§ Exercise
Quote all of the data that follows exactly as written, skipping the images.

§ Dataset extract
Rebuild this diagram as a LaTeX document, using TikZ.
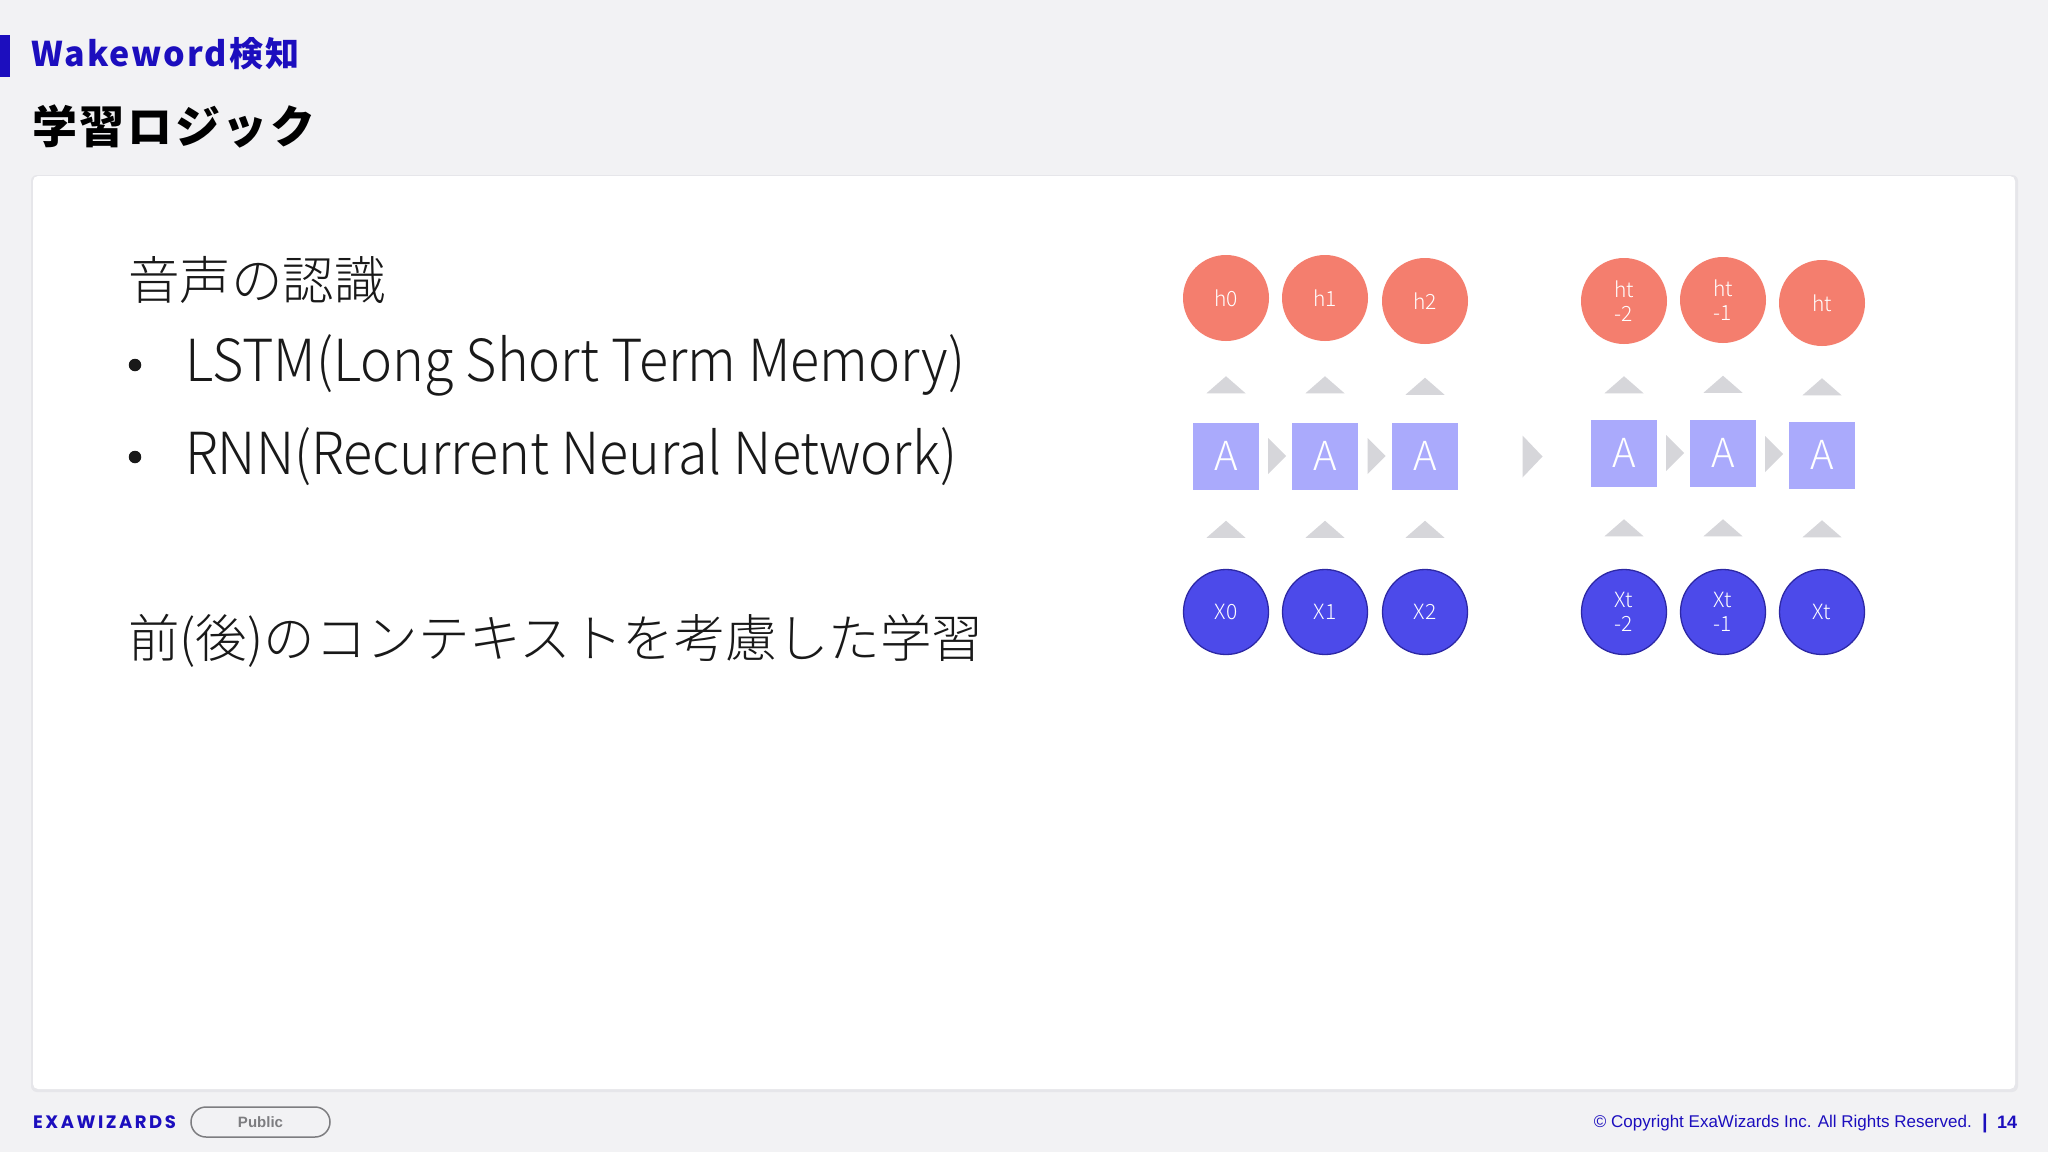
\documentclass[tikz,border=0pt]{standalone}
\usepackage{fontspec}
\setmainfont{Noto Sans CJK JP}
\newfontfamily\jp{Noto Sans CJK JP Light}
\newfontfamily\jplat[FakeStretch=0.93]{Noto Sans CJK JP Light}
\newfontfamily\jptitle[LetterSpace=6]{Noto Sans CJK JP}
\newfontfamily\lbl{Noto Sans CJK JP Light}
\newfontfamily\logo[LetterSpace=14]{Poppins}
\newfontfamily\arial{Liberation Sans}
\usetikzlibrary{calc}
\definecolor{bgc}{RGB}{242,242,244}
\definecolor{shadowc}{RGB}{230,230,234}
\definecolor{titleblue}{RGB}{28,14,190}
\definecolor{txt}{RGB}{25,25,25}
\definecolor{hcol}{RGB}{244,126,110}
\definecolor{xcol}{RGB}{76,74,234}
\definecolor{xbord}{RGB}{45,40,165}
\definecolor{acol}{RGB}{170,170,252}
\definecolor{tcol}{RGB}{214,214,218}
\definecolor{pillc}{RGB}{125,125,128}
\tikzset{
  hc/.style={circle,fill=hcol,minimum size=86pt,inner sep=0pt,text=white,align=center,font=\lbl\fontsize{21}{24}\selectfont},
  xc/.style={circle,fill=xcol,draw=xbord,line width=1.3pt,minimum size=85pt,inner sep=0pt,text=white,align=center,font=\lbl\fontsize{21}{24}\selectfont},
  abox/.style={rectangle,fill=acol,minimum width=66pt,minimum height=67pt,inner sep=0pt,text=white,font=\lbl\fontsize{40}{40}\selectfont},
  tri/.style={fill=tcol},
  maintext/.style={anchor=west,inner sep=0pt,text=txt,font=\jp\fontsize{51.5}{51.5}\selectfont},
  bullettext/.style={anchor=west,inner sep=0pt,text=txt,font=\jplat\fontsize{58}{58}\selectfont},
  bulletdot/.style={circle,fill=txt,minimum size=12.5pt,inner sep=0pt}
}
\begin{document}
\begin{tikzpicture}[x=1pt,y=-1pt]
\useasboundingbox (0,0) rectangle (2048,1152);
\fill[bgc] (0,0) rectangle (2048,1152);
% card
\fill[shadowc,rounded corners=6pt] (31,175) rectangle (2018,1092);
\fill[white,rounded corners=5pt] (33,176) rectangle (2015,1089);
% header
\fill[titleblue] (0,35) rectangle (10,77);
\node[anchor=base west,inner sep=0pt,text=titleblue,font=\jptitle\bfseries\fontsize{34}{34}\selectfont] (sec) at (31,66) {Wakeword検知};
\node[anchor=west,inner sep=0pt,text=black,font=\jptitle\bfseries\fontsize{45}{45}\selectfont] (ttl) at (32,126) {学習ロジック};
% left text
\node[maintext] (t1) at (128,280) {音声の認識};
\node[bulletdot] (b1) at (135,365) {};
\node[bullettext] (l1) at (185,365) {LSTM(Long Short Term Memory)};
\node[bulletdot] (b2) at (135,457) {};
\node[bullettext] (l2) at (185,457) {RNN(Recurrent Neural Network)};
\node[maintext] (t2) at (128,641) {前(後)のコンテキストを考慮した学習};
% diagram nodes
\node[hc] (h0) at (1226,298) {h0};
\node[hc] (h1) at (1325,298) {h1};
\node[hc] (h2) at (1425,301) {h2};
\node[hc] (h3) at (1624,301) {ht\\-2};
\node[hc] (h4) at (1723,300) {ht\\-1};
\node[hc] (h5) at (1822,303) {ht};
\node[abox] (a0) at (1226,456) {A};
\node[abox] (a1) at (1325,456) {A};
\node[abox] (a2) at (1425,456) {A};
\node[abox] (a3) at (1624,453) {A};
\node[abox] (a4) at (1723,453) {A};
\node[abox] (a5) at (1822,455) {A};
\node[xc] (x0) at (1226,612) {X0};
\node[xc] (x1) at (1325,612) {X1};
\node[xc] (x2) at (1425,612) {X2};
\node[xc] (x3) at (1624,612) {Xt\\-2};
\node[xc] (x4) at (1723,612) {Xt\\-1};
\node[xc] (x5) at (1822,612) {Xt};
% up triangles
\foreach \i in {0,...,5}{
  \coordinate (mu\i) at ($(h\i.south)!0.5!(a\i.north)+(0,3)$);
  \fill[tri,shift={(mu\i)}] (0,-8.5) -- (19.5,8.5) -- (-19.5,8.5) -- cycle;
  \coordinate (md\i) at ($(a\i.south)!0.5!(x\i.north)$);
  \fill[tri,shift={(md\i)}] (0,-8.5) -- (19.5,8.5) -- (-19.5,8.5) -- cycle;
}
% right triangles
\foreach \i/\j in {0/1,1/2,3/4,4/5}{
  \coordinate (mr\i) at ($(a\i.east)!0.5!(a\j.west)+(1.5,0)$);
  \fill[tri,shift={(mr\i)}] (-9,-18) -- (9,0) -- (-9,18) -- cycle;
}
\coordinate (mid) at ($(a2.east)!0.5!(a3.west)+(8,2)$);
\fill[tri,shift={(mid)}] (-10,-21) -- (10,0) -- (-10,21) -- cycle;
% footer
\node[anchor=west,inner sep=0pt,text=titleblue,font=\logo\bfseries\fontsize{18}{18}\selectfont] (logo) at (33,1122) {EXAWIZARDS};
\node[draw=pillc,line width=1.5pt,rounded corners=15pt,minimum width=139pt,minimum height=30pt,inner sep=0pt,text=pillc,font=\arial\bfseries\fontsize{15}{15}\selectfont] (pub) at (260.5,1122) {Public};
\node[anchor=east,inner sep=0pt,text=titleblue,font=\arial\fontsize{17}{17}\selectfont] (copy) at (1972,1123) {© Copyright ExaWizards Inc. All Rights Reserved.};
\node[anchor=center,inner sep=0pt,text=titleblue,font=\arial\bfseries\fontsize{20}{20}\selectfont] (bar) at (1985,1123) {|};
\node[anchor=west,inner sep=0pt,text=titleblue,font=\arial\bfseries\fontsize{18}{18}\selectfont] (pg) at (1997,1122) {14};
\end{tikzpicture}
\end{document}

§ Exercise output
Rebuild this diagram as a LaTeX document, using TikZ.
\documentclass[tikz,border=0pt]{standalone}
\usepackage{fontspec}
\setmainfont{Noto Sans CJK JP}
\newfontfamily\jp{Noto Sans CJK JP Light}
\newfontfamily\jplat[FakeStretch=0.93]{Noto Sans CJK JP Light}
\newfontfamily\jptitle[LetterSpace=6]{Noto Sans CJK JP}
\newfontfamily\lbl{Noto Sans CJK JP Light}
\newfontfamily\logo[LetterSpace=14]{Poppins}
\newfontfamily\arial{Liberation Sans}
\usetikzlibrary{calc}
\definecolor{bgc}{RGB}{242,242,244}
\definecolor{shadowc}{RGB}{230,230,234}
\definecolor{titleblue}{RGB}{28,14,190}
\definecolor{txt}{RGB}{25,25,25}
\definecolor{hcol}{RGB}{244,126,110}
\definecolor{xcol}{RGB}{76,74,234}
\definecolor{xbord}{RGB}{45,40,165}
\definecolor{acol}{RGB}{170,170,252}
\definecolor{tcol}{RGB}{214,214,218}
\definecolor{pillc}{RGB}{125,125,128}
\tikzset{
  hc/.style={circle,fill=hcol,minimum size=86pt,inner sep=0pt,text=white,align=center,font=\lbl\fontsize{21}{24}\selectfont},
  xc/.style={circle,fill=xcol,draw=xbord,line width=1.3pt,minimum size=85pt,inner sep=0pt,text=white,align=center,font=\lbl\fontsize{21}{24}\selectfont},
  abox/.style={rectangle,fill=acol,minimum width=66pt,minimum height=67pt,inner sep=0pt,text=white,font=\lbl\fontsize{40}{40}\selectfont},
  tri/.style={fill=tcol},
  maintext/.style={anchor=west,inner sep=0pt,text=txt,font=\jp\fontsize{51.5}{51.5}\selectfont},
  bullettext/.style={anchor=west,inner sep=0pt,text=txt,font=\jplat\fontsize{58}{58}\selectfont},
  bulletdot/.style={circle,fill=txt,minimum size=12.5pt,inner sep=0pt}
}
\begin{document}
\begin{tikzpicture}[x=1pt,y=-1pt]
\useasboundingbox (0,0) rectangle (2048,1152);
\fill[bgc] (0,0) rectangle (2048,1152);
% card
\fill[shadowc,rounded corners=6pt] (31,175) rectangle (2018,1092);
\fill[white,rounded corners=5pt] (33,176) rectangle (2015,1089);
% header
\fill[titleblue] (0,35) rectangle (10,77);
\node[anchor=base west,inner sep=0pt,text=titleblue,font=\jptitle\bfseries\fontsize{34}{34}\selectfont] (sec) at (31,66) {Wakeword検知};
\node[anchor=west,inner sep=0pt,text=black,font=\jptitle\bfseries\fontsize{45}{45}\selectfont] (ttl) at (32,126) {学習ロジック};
% left text
\node[maintext] (t1) at (128,280) {音声の認識};
\node[bulletdot] (b1) at (135,365) {};
\node[bullettext] (l1) at (185,365) {LSTM(Long Short Term Memory)};
\node[bulletdot] (b2) at (135,457) {};
\node[bullettext] (l2) at (185,457) {RNN(Recurrent Neural Network)};
\node[maintext] (t2) at (128,641) {前(後)のコンテキストを考慮した学習};
% diagram nodes
\node[hc] (h0) at (1226,298) {h0};
\node[hc] (h1) at (1325,298) {h1};
\node[hc] (h2) at (1425,301) {h2};
\node[hc] (h3) at (1624,301) {ht\\-2};
\node[hc] (h4) at (1723,300) {ht\\-1};
\node[hc] (h5) at (1822,303) {ht};
\node[abox] (a0) at (1226,456) {A};
\node[abox] (a1) at (1325,456) {A};
\node[abox] (a2) at (1425,456) {A};
\node[abox] (a3) at (1624,453) {A};
\node[abox] (a4) at (1723,453) {A};
\node[abox] (a5) at (1822,455) {A};
\node[xc] (x0) at (1226,612) {X0};
\node[xc] (x1) at (1325,612) {X1};
\node[xc] (x2) at (1425,612) {X2};
\node[xc] (x3) at (1624,612) {Xt\\-2};
\node[xc] (x4) at (1723,612) {Xt\\-1};
\node[xc] (x5) at (1822,612) {Xt};
% up triangles
\foreach \i in {0,...,5}{
  \coordinate (mu\i) at ($(h\i.south)!0.5!(a\i.north)+(0,3)$);
  \fill[tri,shift={(mu\i)}] (0,-8.5) -- (19.5,8.5) -- (-19.5,8.5) -- cycle;
  \coordinate (md\i) at ($(a\i.south)!0.5!(x\i.north)$);
  \fill[tri,shift={(md\i)}] (0,-8.5) -- (19.5,8.5) -- (-19.5,8.5) -- cycle;
}
% right triangles
\foreach \i/\j in {0/1,1/2,3/4,4/5}{
  \coordinate (mr\i) at ($(a\i.east)!0.5!(a\j.west)+(1.5,0)$);
  \fill[tri,shift={(mr\i)}] (-9,-18) -- (9,0) -- (-9,18) -- cycle;
}
\coordinate (mid) at ($(a2.east)!0.5!(a3.west)+(8,2)$);
\fill[tri,shift={(mid)}] (-10,-21) -- (10,0) -- (-10,21) -- cycle;
% footer
\node[anchor=west,inner sep=0pt,text=titleblue,font=\logo\bfseries\fontsize{18}{18}\selectfont] (logo) at (33,1122) {EXAWIZARDS};
\node[draw=pillc,line width=1.5pt,rounded corners=15pt,minimum width=139pt,minimum height=30pt,inner sep=0pt,text=pillc,font=\arial\bfseries\fontsize{15}{15}\selectfont] (pub) at (260.5,1122) {Public};
\node[anchor=east,inner sep=0pt,text=titleblue,font=\arial\fontsize{17}{17}\selectfont] (copy) at (1972,1123) {© Copyright ExaWizards Inc. All Rights Reserved.};
\node[anchor=center,inner sep=0pt,text=titleblue,font=\arial\bfseries\fontsize{20}{20}\selectfont] (bar) at (1985,1123) {|};
\node[anchor=west,inner sep=0pt,text=titleblue,font=\arial\bfseries\fontsize{18}{18}\selectfont] (pg) at (1997,1122) {14};
\end{tikzpicture}
\end{document}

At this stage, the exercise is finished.